Leave the pictures out and retype the lines from the beginning through the line with "80, 90, 100];", both ends included.

====

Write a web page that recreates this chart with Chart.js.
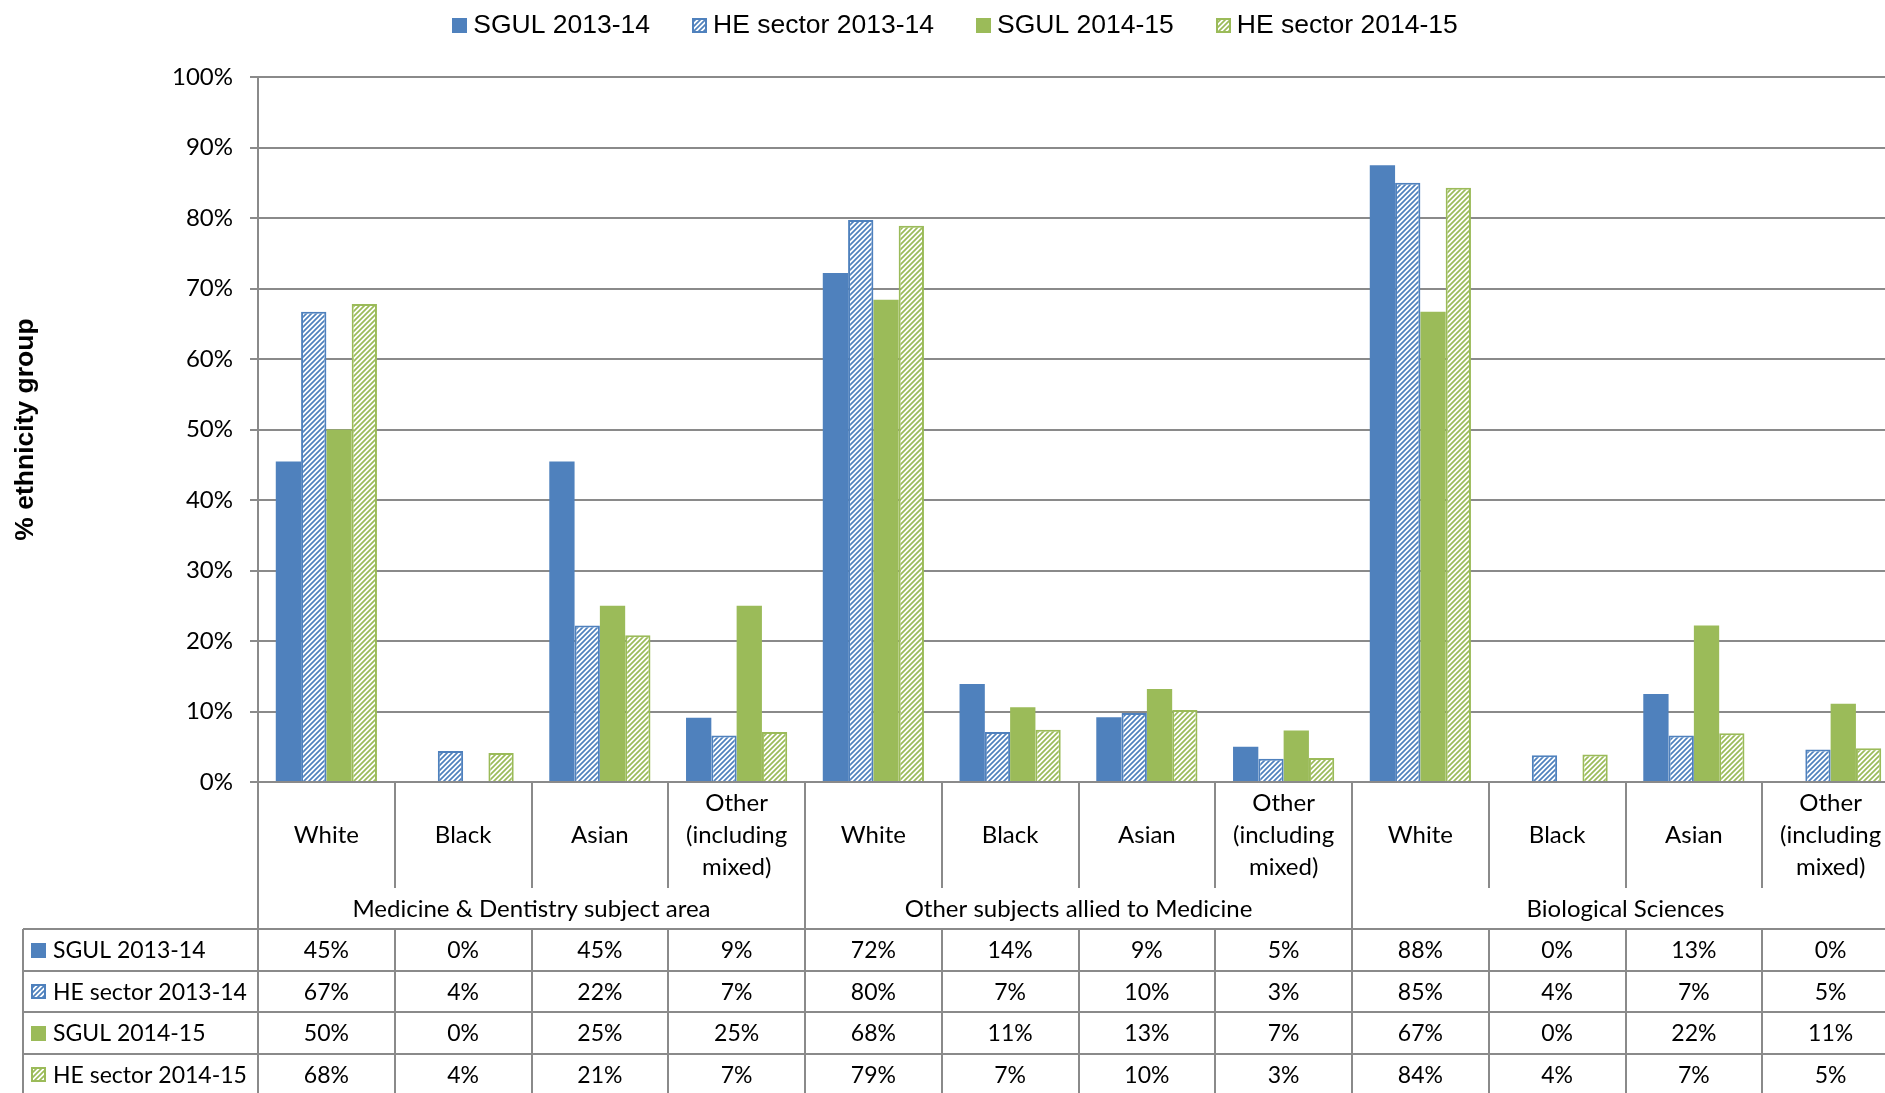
<!DOCTYPE html>
<html>
<head>
<meta charset="utf-8">
<script src="https://cdn.jsdelivr.net/npm/chart.js@4"></script>
<style>
  html, body { margin: 0; padding: 0; background: #ffffff; overflow: hidden; }
  #wrap { width: 1885px; height: 1093px; overflow: hidden; }
  canvas { display: block; }
</style>
</head>
<body>
<div id="wrap">
  <canvas id="ethnicityChart" width="1910" height="1093" style="width:1910px;height:1093px"></canvas>
</div>
<script>
// categories (ethnicity within subject area)
const categories = [
  "White", "Black", "Asian", ["Other", "(including", "mixed)"],
  "White", "Black", "Asian", ["Other", "(including", "mixed)"],
  "White", "Black", "Asian", ["Other", "(including", "mixed)"],
];
const groups = [
  "Medicine & Dentistry subject area",
  "Other subjects allied to Medicine",
  "Biological Sciences",
];

// series values, % of students in each ethnicity group
const sgul1314 = [45.45, 0, 45.45, 9.1, 72.2, 13.9, 9.2, 5.0, 87.5, 0, 12.5, 0];
const he1314 = [66.7, 4.4, 22.2, 6.6, 79.7, 7.1, 9.8, 3.3, 85.0, 3.8, 6.6, 4.6];
const sgul1415 = [50, 0, 25, 25, 68.4, 10.6, 13.2, 7.3, 66.7, 0, 22.2, 11.1];
const he1415 = [67.8, 4.1, 20.8, 7.1, 78.9, 7.4, 10.2, 3.4, 84.3, 3.9, 6.9, 4.8];

const seriesNames = ["SGUL 2013-14", "HE sector 2013-14", "SGUL 2014-15", "HE sector 2014-15"];
const yTicks = [0, 10, 20, 30, 40, 50, 60, 70, 80, 90, 100];

const BLUE = "#4f81bd";
const GREEN = "#9bbb59";
const LINE = "#8a8a8a";
const TXT_FONT = "Lato, 'Open Sans', sans-serif";

document.addEventListener("DOMContentLoaded", function () {
  initializeEthnicityChart();
});

// diagonal hatch like Excel's "dark upward diagonal"
function makeHatch(color) {
  const c = document.createElement("canvas");
  c.width = 5;
  c.height = 5;
  const g = c.getContext("2d");
  g.fillStyle = "#ffffff";
  g.fillRect(0, 0, 5, 5);
  g.strokeStyle = color;
  g.lineWidth = 1.7;
  g.beginPath();
  g.moveTo(-1, 6);
  g.lineTo(6, -1);
  g.moveTo(-4, 4);
  g.lineTo(4, -4);
  g.moveTo(1, 9);
  g.lineTo(9, 1);
  g.stroke();
  return g.createPattern(c, "repeat");
}

function drawIcon(ctx, x, y, ds) {
  // 15px legend key
  ctx.save();
  ctx.fillStyle = ds.backgroundColor;
  ctx.fillRect(x, y, 15, 15);
  if (ds.borderWidth) {
    ctx.strokeStyle = ds.borderColor;
    ctx.lineWidth = 2;
    ctx.strokeRect(x + 1, y + 1, 13, 13);
  }
  ctx.restore();
}

const tablePlugin = {
  id: "dataTable",
  afterDraw(chart) {
    const ctx = chart.ctx;
    const area = chart.chartArea;
    const xScale = chart.scales.x;
    const n = categories.length;
    const step = (area.right - area.left) / n;

    const labelBottom = area.bottom + 106;
    const groupBottom = area.bottom + 147;
    const rowH = 41.5;
    const tableLeft = 23;
    const tableBottom = groupBottom + rowH * 4;

    ctx.save();
    ctx.strokeStyle = LINE;
    ctx.lineWidth = 2;

    // vertical dividers
    for (let i = 0; i <= n; i++) {
      const bx = Math.round(area.left + i * step);
      ctx.beginPath();
      ctx.moveTo(bx, area.bottom);
      ctx.lineTo(bx, i % 4 === 0 ? labelBottom + 41 : labelBottom);
      ctx.stroke();
      ctx.beginPath();
      ctx.moveTo(bx, groupBottom);
      ctx.lineTo(bx, tableBottom);
      ctx.stroke();
    }

    // horizontal rows
    for (let r = 0; r <= 4; r++) {
      const y = Math.round(groupBottom + r * rowH);
      ctx.beginPath();
      ctx.moveTo(tableLeft, y);
      ctx.lineTo(chart.width, y);
      ctx.stroke();
    }
    ctx.beginPath();
    ctx.moveTo(tableLeft, groupBottom);
    ctx.lineTo(tableLeft, tableBottom);
    ctx.stroke();

    ctx.fillStyle = "#000000";
    ctx.textAlign = "center";
    ctx.textBaseline = "middle";
    ctx.font = "24px " + TXT_FONT;

    // category labels
    categories.forEach((label, i) => {
      const cx = xScale.getPixelForValue(i);
      const lines = Array.isArray(label) ? label : [label];
      const mid = area.bottom + 53;
      lines.forEach((t, k) => {
        ctx.fillText(t, cx, mid + (k - (lines.length - 1) / 2) * 32);
      });
    });

    // group labels
    groups.forEach((g, gi) => {
      const left = area.left + gi * 4 * step;
      ctx.fillText(g, left + 2 * step, area.bottom + 127);
    });

    // value rows
    ctx.font = "23px " + TXT_FONT;
    chart.data.datasets.forEach((ds, r) => {
      const yMid = groupBottom + r * rowH + rowH / 2 + 1;
      drawIcon(ctx, 31, Math.round(yMid - 8), ds);
      ctx.fillStyle = "#000000";
      ctx.textAlign = "left";
      ctx.fillText(ds.label, 53, yMid);
      ctx.textAlign = "center";
      ds.data.forEach((v, i) => {
        ctx.fillText(Math.round(v) + "%", xScale.getPixelForValue(i), yMid);
      });
    });

    // legend on top
    ctx.font = "26.5px 'Liberation Sans', Arial, sans-serif";
    ctx.textAlign = "left";
    const gap = 42;
    const widths = chart.data.datasets.map((ds) => 21 + ctx.measureText(ds.label).width);
    const total = widths.reduce((a, b) => a + b, 0) + gap * (widths.length - 1);
    let lx = chart.width / 2 - total / 2;
    chart.data.datasets.forEach((ds, i) => {
      drawIcon(ctx, Math.round(lx), 18, ds);
      ctx.fillStyle = "#000000";
      ctx.fillText(ds.label, lx + 21, 26);
      lx += widths[i] + gap;
    });

    ctx.restore();
  },
};

function initializeEthnicityChart() {
  const ctx = document.getElementById("ethnicityChart");
  if (!ctx) return;

  const blueHatch = makeHatch(BLUE);
  const greenHatch = makeHatch(GREEN);

  new Chart(ctx, {
    type: "bar",
    data: {
      labels: categories.map((c) => (Array.isArray(c) ? c.join(" ") : c)),
      datasets: [
        {
          label: seriesNames[0],
          data: sgul1314,
          backgroundColor: BLUE,
          borderWidth: 0,
        },
        {
          label: seriesNames[1],
          data: he1314,
          backgroundColor: blueHatch,
          borderColor: BLUE,
          borderWidth: 2,
        },
        {
          label: seriesNames[2],
          data: sgul1415,
          backgroundColor: GREEN,
          borderWidth: 0,
        },
        {
          label: seriesNames[3],
          data: he1415,
          backgroundColor: greenHatch,
          borderColor: GREEN,
          borderWidth: 2,
        },
      ],
    },
    options: {
      responsive: false,
      animation: false,
      devicePixelRatio: 1,
      categoryPercentage: 0.74,
      barPercentage: 1.0,
      layout: {
        padding: { top: 77, bottom: 311, left: 0, right: 11 },
      },
      plugins: {
        legend: { display: false },
        tooltip: { enabled: false },
      },
      scales: {
        x: {
          grid: { display: false },
          ticks: { display: false },
          border: { display: true, color: LINE, width: 2 },
          afterFit: function (scale) {
            scale.height = 0;
          },
        },
        y: {
          min: 0,
          max: 100,
          afterBuildTicks: function (scale) {
            scale.ticks = yTicks.map((v) => ({ value: v }));
          },
          ticks: {
            padding: 17,
            color: "#000000",
            font: { family: TXT_FONT, size: 24 },
            callback: function (value) {
              return value + "%";
            },
          },
          grid: {
            color: LINE,
            lineWidth: 2,
            tickLength: 8,
          },
          border: { display: true, color: LINE, width: 2 },
          title: {
            display: true,
            text: "% ethnicity group",
            color: "#000000",
            font: { family: "'Liberation Sans', Arial, sans-serif", size: 26.5, weight: "bold" },
            padding: { top: 10, bottom: 0 },
          },
          afterFit: function (scale) {
            scale.width = 258;
          },
        },
      },
    },
    plugins: [tablePlugin],
  });
}
</script>
</body>
</html>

====

* _Task output_:
Write a web page that recreates this chart with Chart.js.
<!DOCTYPE html>
<html>
<head>
<meta charset="utf-8">
<script src="https://cdn.jsdelivr.net/npm/chart.js@4"></script>
<style>
  html, body { margin: 0; padding: 0; background: #ffffff; overflow: hidden; }
  #wrap { width: 1885px; height: 1093px; overflow: hidden; }
  canvas { display: block; }
</style>
</head>
<body>
<div id="wrap">
  <canvas id="ethnicityChart" width="1910" height="1093" style="width:1910px;height:1093px"></canvas>
</div>
<script>
// categories (ethnicity within subject area)
const categories = [
  "White", "Black", "Asian", ["Other", "(including", "mixed)"],
  "White", "Black", "Asian", ["Other", "(including", "mixed)"],
  "White", "Black", "Asian", ["Other", "(including", "mixed)"],
];
const groups = [
  "Medicine & Dentistry subject area",
  "Other subjects allied to Medicine",
  "Biological Sciences",
];

// series values, % of students in each ethnicity group
const sgul1314 = [45.45, 0, 45.45, 9.1, 72.2, 13.9, 9.2, 5.0, 87.5, 0, 12.5, 0];
const he1314 = [66.7, 4.4, 22.2, 6.6, 79.7, 7.1, 9.8, 3.3, 85.0, 3.8, 6.6, 4.6];
const sgul1415 = [50, 0, 25, 25, 68.4, 10.6, 13.2, 7.3, 66.7, 0, 22.2, 11.1];
const he1415 = [67.8, 4.1, 20.8, 7.1, 78.9, 7.4, 10.2, 3.4, 84.3, 3.9, 6.9, 4.8];

const seriesNames = ["SGUL 2013-14", "HE sector 2013-14", "SGUL 2014-15", "HE sector 2014-15"];
const yTicks = [0, 10, 20, 30, 40, 50, 60, 70, 80, 90, 100];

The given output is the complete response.